天神社(豊岡市船町山際)

2015.11.05
中井一統特集

 豊岡大橋近くの山際に鎮座している。創建時不詳だが、祭神は菅原道真である。神域は比較的こぢんまりしたものだが、厳かな雰囲気が漂っている。
 本殿向背には、誠に力強く立体感溢れる竜の彫り物が目に入る。銅線を用いた髭も力強く、顎の髭も繊細にして鋭い歯が細かく彫ってある。本殿入り口の扁額の背後の蟇股(かえるまた)には、鳳凰と麒麟の姿が見える。特に、鳳凰の口の中の赤色が鮮明である。また尾垂木の上の竜も目の後部が赤く塗られていて目を引く。

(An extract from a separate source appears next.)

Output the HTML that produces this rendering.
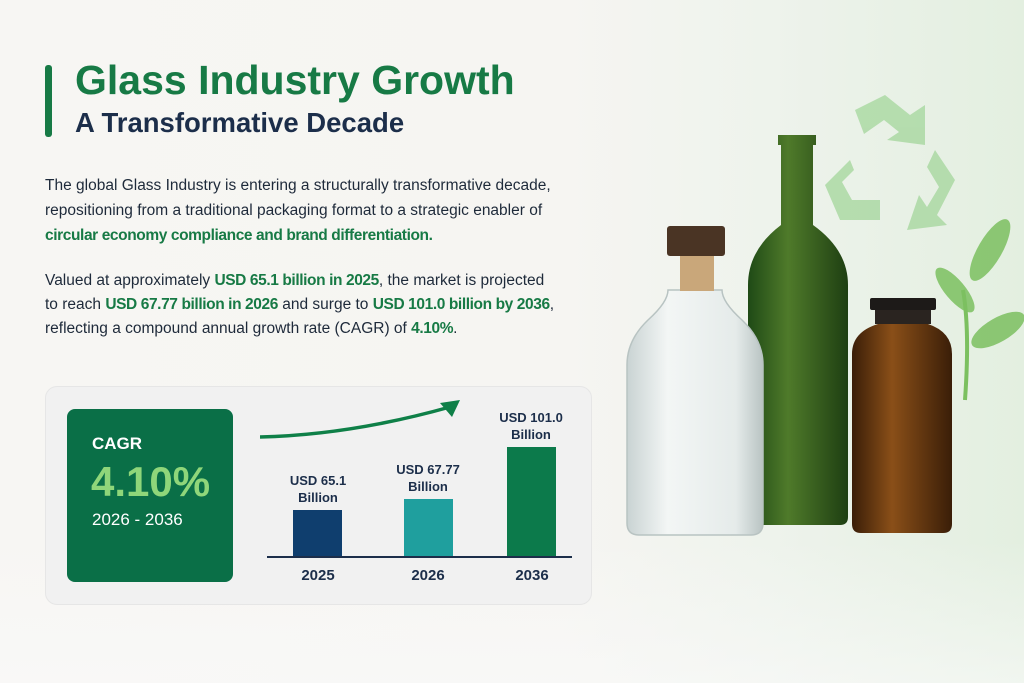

垢抜けした獏もいる。外部には本殿の懸魚の前、唐破風の屋根の上に大きな獅子噛が辺りを威嚇している。何といっても、ここの脇障子の彫り物が素晴らしい。欅でもいい部分の素材を用いている。木目が細かく、今でもつやつやしている感じである。8代目中井権次正胤お得意の武神が土豪と刃を交えているが、まるで隠し彫刻の如く、土豪の顔が識別しがたいほどの技量だ。